Auf der Homepage der Kassenärztlichen Vereinigung Bayerns (KVB) ist klar formuliert, was in einem derartigen Fall eigentlich passieren müsste: "Bei entsprechender Notwendigkeit wird ein diensthabender Arzt den Patienten in seinem häuslichen Umfeld aufsuchen und den entsprechenden Test durchführen." Die KVB bietet nämlich einen Hausbesuchsdienst an: Patienten, bei denen der Verdacht auf eine Infektion besteht, sollen sich telefonisch an die Rufnummer 116117 wenden und nicht ohne vorherige Rücksprache die Praxen der niedergelassenen Ärzte oder Bereitschaftspraxen aufsuchen. "Wenn eine Testung als notwendig erachtet wird, dann wird ein Fahrzeug, das auch die notwendige Schutzausrüstung mit an Bord hat, mit einem Arzt geschickt, der den Test in häuslicher Umgebung durchführt", teilt die KVB mit. Wartezeiten seien freilich unvermeidlich.
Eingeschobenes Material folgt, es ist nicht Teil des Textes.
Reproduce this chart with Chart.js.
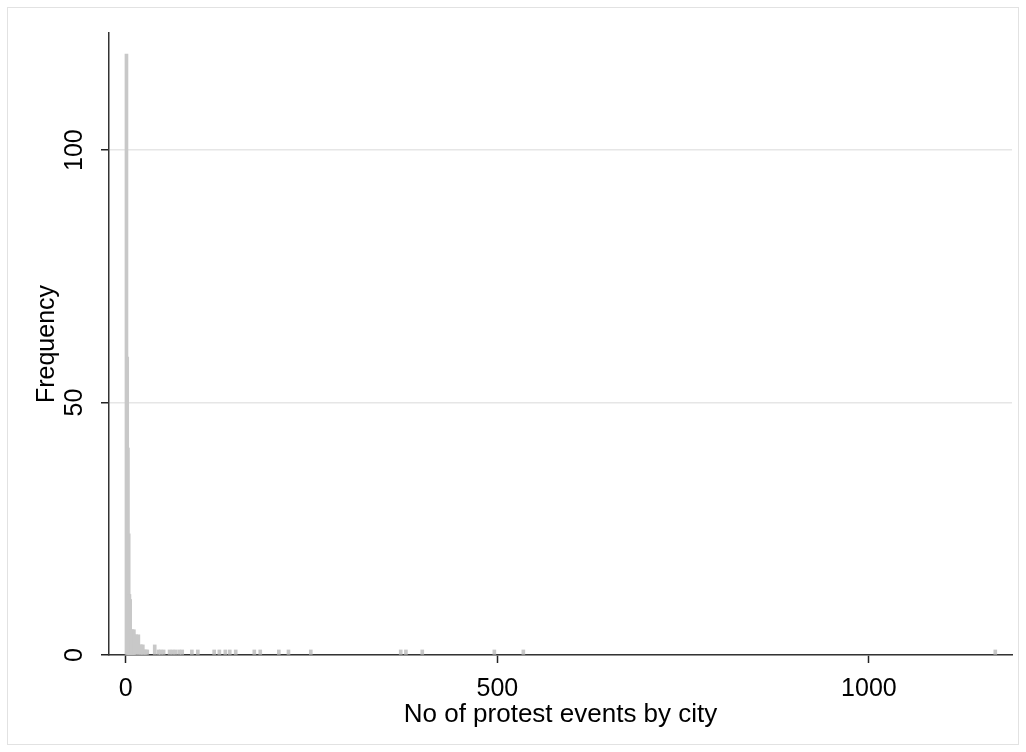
<!DOCTYPE html>
<html>
<head>
<meta charset="utf-8">
<script src="https://cdn.jsdelivr.net/npm/chart.js@4.4.1/dist/chart.umd.min.js"></script>
<style>
  html, body { margin: 0; background: #fff; }
  #wrap { position: relative; width: 1026px; height: 752px; }
</style>
</head>
<body>
<div id="wrap"><canvas id="histChart"></canvas></div>
<script>
/* protest events by city - histogram */

// number of protest events in a city (position on x axis)
const eventCounts = [1, 2, 3, 4, 5, 6, 7, 8, 9, 10, 11, 12, 14, 17, 19, 21, 23, 25, 27, 29, 39,
  44, 47, 51, 59, 63, 67, 72, 76, 89, 97, 119, 126, 134, 140, 148, 173, 181, 206, 219, 249,
  370, 377, 399, 496, 535, 1170];
// how many cities have that many events
const cityFrequency = [119, 59, 41, 24, 12, 11, 5, 3, 5, 4, 5, 4, 4, 4, 2, 2, 2, 1, 1, 1, 2,
  1, 1, 1, 1, 1, 1, 1, 1, 1, 1, 1, 1, 1, 1, 1, 1, 1, 1, 1, 1,
  1, 1, 1, 1, 1, 1];

const xTickValues = [0, 500, 1000];
const yTickValues = [0, 50, 100];

const points = eventCounts.map((v, i) => ({ x: v, y: cityFrequency[i] }));

// light frame round the whole graph, like the stata export
const framePlugin = {
  id: "frame",
  beforeDraw(chart) {
    const ctx = chart.ctx;
    ctx.save();
    ctx.fillStyle = "#ffffff";
    ctx.fillRect(0, 0, chart.width, chart.height);
    ctx.strokeStyle = "#e2e2e2";
    ctx.lineWidth = 1;
    ctx.strokeRect(7.5, 7.5, 1011, 737);
    ctx.restore();
  }
};

const font = { family: "'Liberation Sans', Arial, Helvetica, sans-serif", size: 25 };
const xTitleFont = { family: "'Liberation Sans', Arial, Helvetica, sans-serif", size: 26 };

document.addEventListener("DOMContentLoaded", () => {

  const canvas = document.getElementById("histChart");

  new Chart(canvas, {
    type: "bar",
    data: {
      datasets: [{
        data: points,
        backgroundColor: "#c8c8c8",
        borderWidth: 0,
        barThickness: 3
      }]
    },
    options: {
      responsive: true,
      maintainAspectRatio: false,
      animation: false,
      layout: { padding: { top: 33, right: 14, left: 0, bottom: 0 } },
      plugins: {
        legend: { display: false },
        tooltip: { enabled: false }
      },
      scales: {
        x: {
          type: "linear",
          min: -22.5,
          max: 1192.5,
          offset: false,
          afterBuildTicks: scale => { scale.ticks = xTickValues.map(v => ({ value: v })); },
          afterFit: scale => { scale.height = 97; },
          ticks: { font: font, color: "#000", padding: 11, maxRotation: 0, autoSkip: false,
            callback: v => String(v) },
          grid: { offset: false, drawOnChartArea: false, tickLength: 8, tickColor: "#222", tickWidth: 1.5 },
          border: { color: "#333", width: 1.5 },
          title: {
            display: true,
            text: "No of protest events by city",
            font: xTitleFont,
            color: "#000",
            padding: { top: 4, bottom: 22 }
          }
        },
        y: {
          min: 0,
          max: 123.2,
          afterBuildTicks: scale => { scale.ticks = yTickValues.map(v => ({ value: v })); },
          afterFit: scale => { scale.width = 109; },
          ticks: { font: font, color: "#000", padding: 5, minRotation: 90, maxRotation: 90, crossAlign: "center",
            callback: v => String(v) },
          grid: { color: "#e6e6e6", lineWidth: 1.5, tickLength: 8, tickColor: "#222", tickWidth: 1.5 },
          border: { color: "#333", width: 1.5 },
          title: {
            display: true,
            text: "Frequency",
            font: font,
            color: "#000",
            padding: { top: 32, bottom: 0 }
          }
        }
      }
    },
    plugins: [framePlugin]
  });

});
</script>
</body>
</html>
Und was gilt als begründeter Verdacht? Wer kümmert sich um Menschen, die ein erhöhtes Risiko und Krankheitssymptome haben, ohne aber direkten Kontakt mit erwiesenen Infizierten gehabt zu haben? Da zeigen sich, wie etliche Betroffene der SZ berichten, auch Beratungsstellen in diesen Tagen oft recht ratlos.
Es gibt trotz aller Informationen jede Menge Unsicherheit, auch bei manchen Ärzten, umso mehr natürlich bei scheinbar oder möglicherweise Betroffenen. Hunderte Menschen suchen in diesen Tagen Rat beim städtischen Bürgertelefon. Unter 089/ 23 34 47 40 werden dort täglich von acht bis 18 Uhr Fragen zum Coronavirus beantwortet. Zwei Ärzte sind laut Johannes Mayer, Sprecher des Kreisverwaltungsreferats (KVR), "ständig vor Ort und können kurzfristig bei medizinischen Detailfragen unterstützen".
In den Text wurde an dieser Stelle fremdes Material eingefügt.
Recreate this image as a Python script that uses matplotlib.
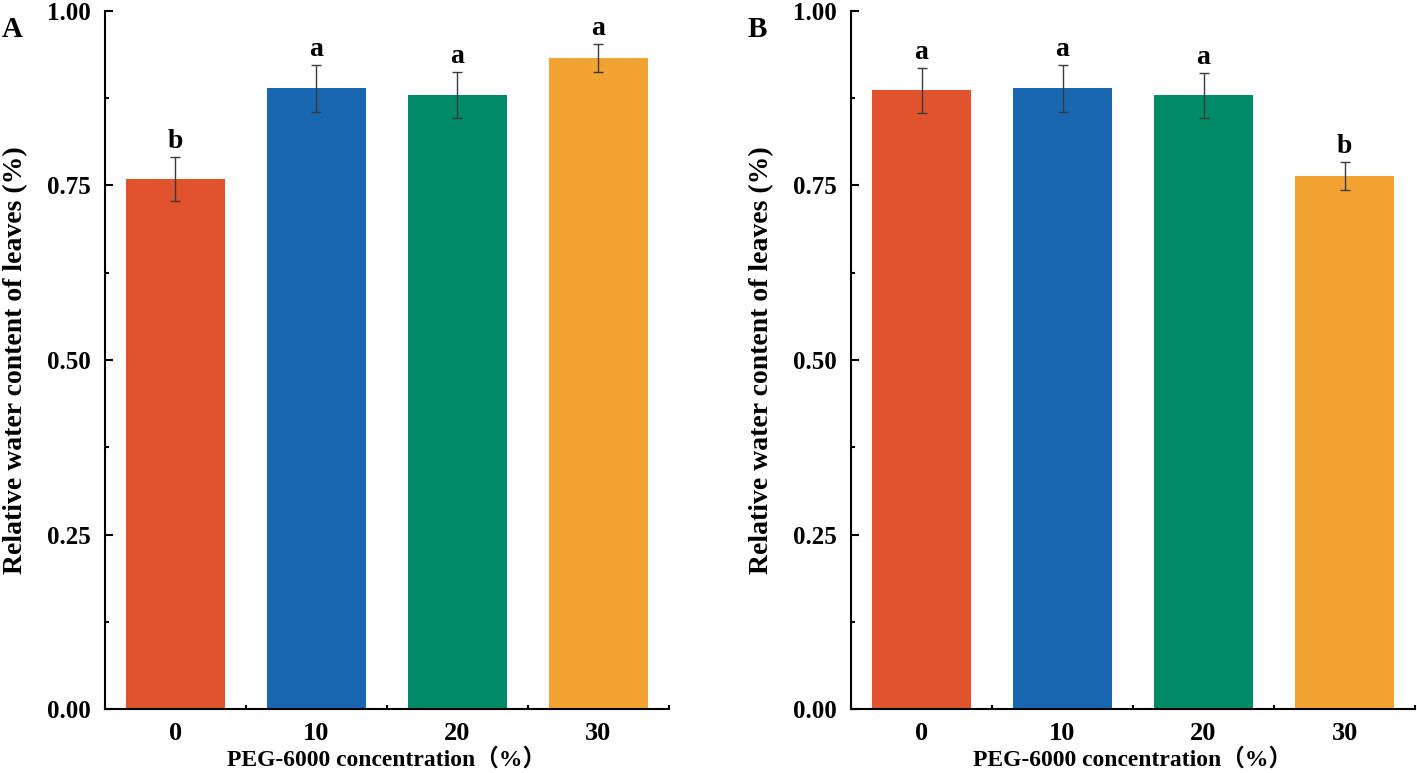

Das Bürgertelefon werde von KVR-Mitarbeitern beantwortet, die nach einer vom Gesundheitsamt erstellten Liste vorgehen, erklärt Mayer. Zunächst werde gefragt, ob sich der Anrufer in einem Risikogebiet aufgehalten hat oder mit einer positiv getesteten Person in Kontakt war. "Werden diese Fragen verneint, erfolgt die Empfehlung, sich telefonisch an seinen Hausarzt zu wenden", so Mayer weiter.
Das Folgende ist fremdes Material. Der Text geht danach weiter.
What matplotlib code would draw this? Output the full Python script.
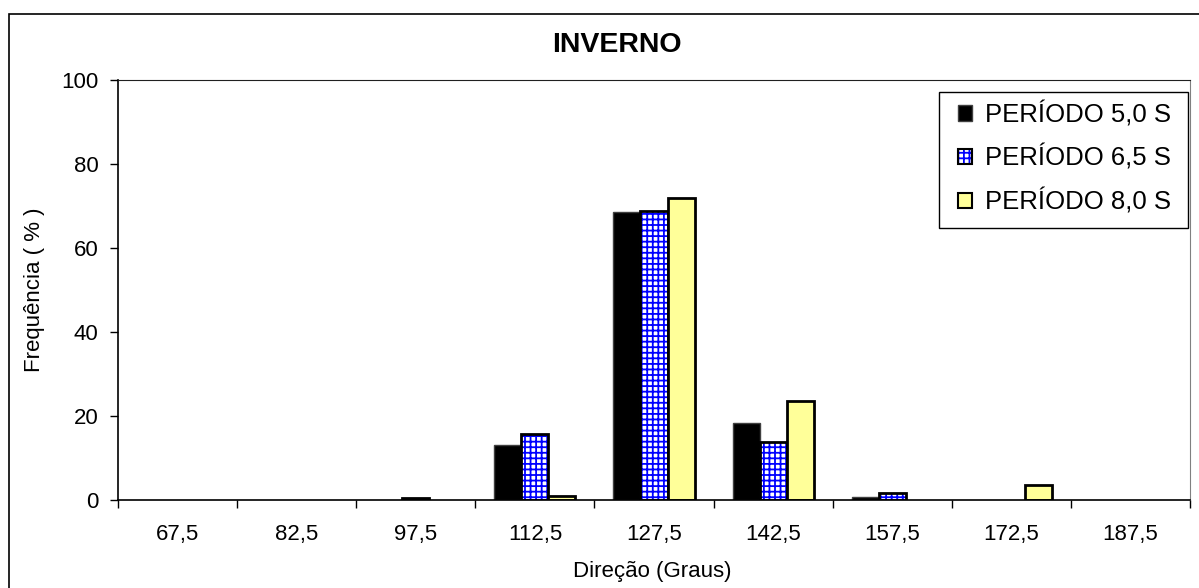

Wie bei Hans Huber. Dem gesagt wurde, er solle einfach vorbeikommen und sich ins Wartezimmer zu all den anderen Menschen setzen. Man darf davon ausgehen, dass er nicht der einzige Anrufer ist, dem so etwas geschehen ist. Er war ein Zweifelsfall, der im Zweifel andere hätte anstecken können.